Source: Cancer Hallmark from CGC.
GO Terms for Biological Processes Overrepresented by Genes with Pairwise dN/dS > 1 in the Orca: Bottlenose Dolphin Comparison.
| GO Term | Description | Number of Genes | Fold Enrichment |
|
|---|---|---|---|---|
| GO:0031347 | Regulation of defense response | 36 | 2.70 | 2.91E-2 |
| GO:0050776 | Regulation of immune response | 50 | 2.18 | 1.95E-3 |
| GO:0002694 | Regulation of leukocyte activation | 31 | 2.49 | 1.89E-2 |
| GO:0002275 | Myeloid cell activation involved in immune response | 29 | 2.53 | 2.37E-2 |
| GO:0002699 | Positive regulation of immune effector process | 19 | 4.46 | 1.01-E3 |
| GO:0042108 | Positive regulation of cytokine biosynthetic process | 9 | 6.87 | 2.23E-2 |
After Bonferonni correction for multiple testing.

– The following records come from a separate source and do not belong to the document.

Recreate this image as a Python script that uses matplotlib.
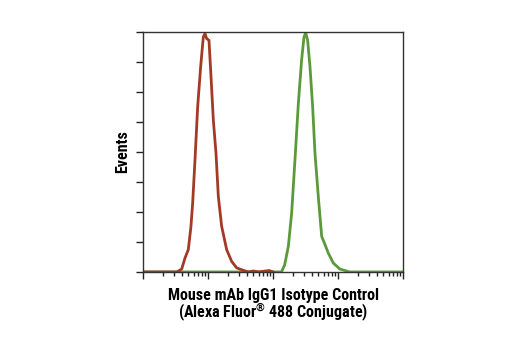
import numpy as np
import matplotlib.pyplot as plt

# log10 of fluorescence intensity, and relative events
rojo_log = [0.0, 0.52, 0.595, 0.646, 0.697, 0.738, 0.764, 0.80, 0.841, 0.887,
            0.928, 0.954, 0.979, 1.015, 1.041, 1.082, 1.123, 1.159, 1.21,
            1.287, 1.364, 1.441, 1.54, 1.62, 1.70, 1.78, 1.86, 1.94, 2.0]
rojo_ev = [0.0, 0.0, 0.012, 0.058, 0.093, 0.19, 0.287, 0.467, 0.688, 0.855,
           0.979, 0.993, 0.972, 0.965, 0.84, 0.633, 0.494, 0.314, 0.19,
           0.093, 0.044, 0.017, 0.007, 0.0, 0.004, 0.0, 0.003, 0.006, 0.0]

verde_log = [0.0, 2.13, 2.18, 2.236, 2.287, 2.338, 2.39, 2.44, 2.477, 2.503,
             2.533, 2.569, 2.61, 2.646, 2.697, 2.749, 2.80, 2.85, 2.928,
             3.03, 3.18, 4.0]
verde_ev = [0.0, 0.0, 0.03, 0.107, 0.245, 0.467, 0.702, 0.882, 0.979, 0.996,
            0.965, 0.855, 0.688, 0.494, 0.314, 0.148, 0.114, 0.079, 0.037,
            0.012, 0.0, 0.0]

color_rojo = "#a33a26"
color_verde = "#5b9a3a"

plt.rcParams['font.family'] = ['Roboto Condensed', 'DejaVu Sans Condensed',
                               'Liberation Sans Narrow', 'Liberation Sans', 'DejaVu Sans']

fig = plt.figure(figsize=(5.2, 3.5), dpi=100)
ax = fig.add_axes([0.275, 0.223, 0.5, 0.686])

ax.plot(10 ** np.array(verde_log), verde_ev, color=color_verde, lw=2)
ax.plot(10 ** np.array(rojo_log), rojo_ev, color=color_rojo, lw=2)

ax.set_xscale("log")
ax.set_xlim(1, 1e4)
ax.set_ylim(0, 1.0)
ax.set_yticks(np.arange(0, 1.01, 0.125))
ax.set_yticklabels([])
ax.xaxis.set_major_locator(plt.LogLocator(base=10, numticks=10))
ax.xaxis.set_minor_locator(plt.LogLocator(base=10, subs=np.arange(2, 10), numticks=20))
ax.xaxis.set_major_formatter(plt.NullFormatter())
ax.xaxis.set_minor_formatter(plt.NullFormatter())
ax.tick_params(axis="both", which="major", length=5, width=1, color="#222222")
ax.tick_params(axis="x", which="minor", length=3, width=1, color="#222222")

for s in ax.spines.values():
    s.set_color("#333333")
    s.set_linewidth(1)

ax.set_ylabel("Events", fontsize=11.5, fontweight="bold", labelpad=1)
ax.set_xlabel("Mouse mAb IgG1 Isotype Control\n(Alexa Fluor$^{\\mathregular{®}}$ 488 Conjugate)",
              fontsize=11.5, fontweight="bold", labelpad=3, linespacing=0.95)

fig.savefig("out.png", dpi=100)
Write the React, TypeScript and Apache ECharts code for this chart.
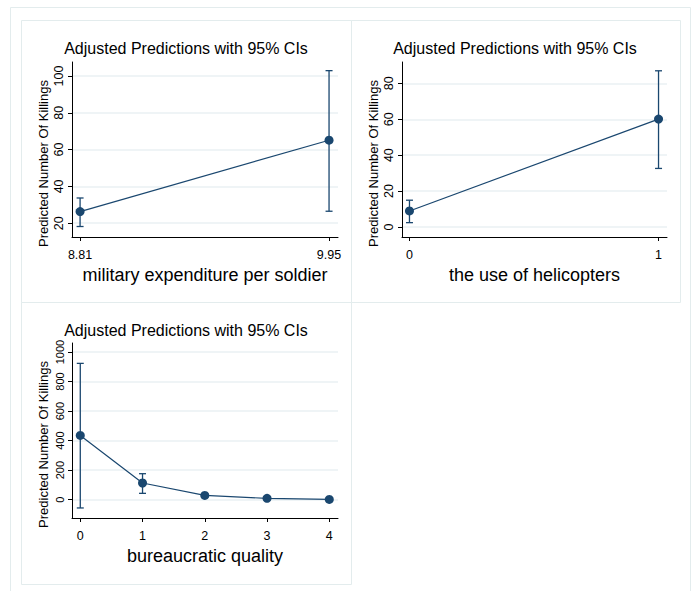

. 4.Positively selected genes during cetacean evolution. (A) Species tree relationships of six modern cetaceans with complete genome assemblies, estimated from 152 single-copy orthologs. Branch lengths are given in coalescent units. Outgroup taxa are not shown. The complete species tree of 28 mammals is shown in supplementary figure 4, Supplementary Material online. Boxes with numbers indicate the number of positively selected genes passing filters and a Bonferroni correction detected on each branch. (B) TreeMap from REVIGO for GO biological processes terms represented by genes evolving under positive selection across all cetaceans. Rectangle size reflects semantic uniqueness of GO term, which measures the degree to which the term is an outlier when compared semantically to the whole list of GO terms. (C) Cancer gene names and functions from COSMIC found to be evolving under positive selection in the cetacean branch-site models. Superscripts for gene names indicate as follows: T, tumor suppressor gene; O, oncogene; F, fusion gene. Asterisks indicate P-value following FDR correction for multiple testing: **P < 0.01, ***P < 0.001, ****P < 0.0001.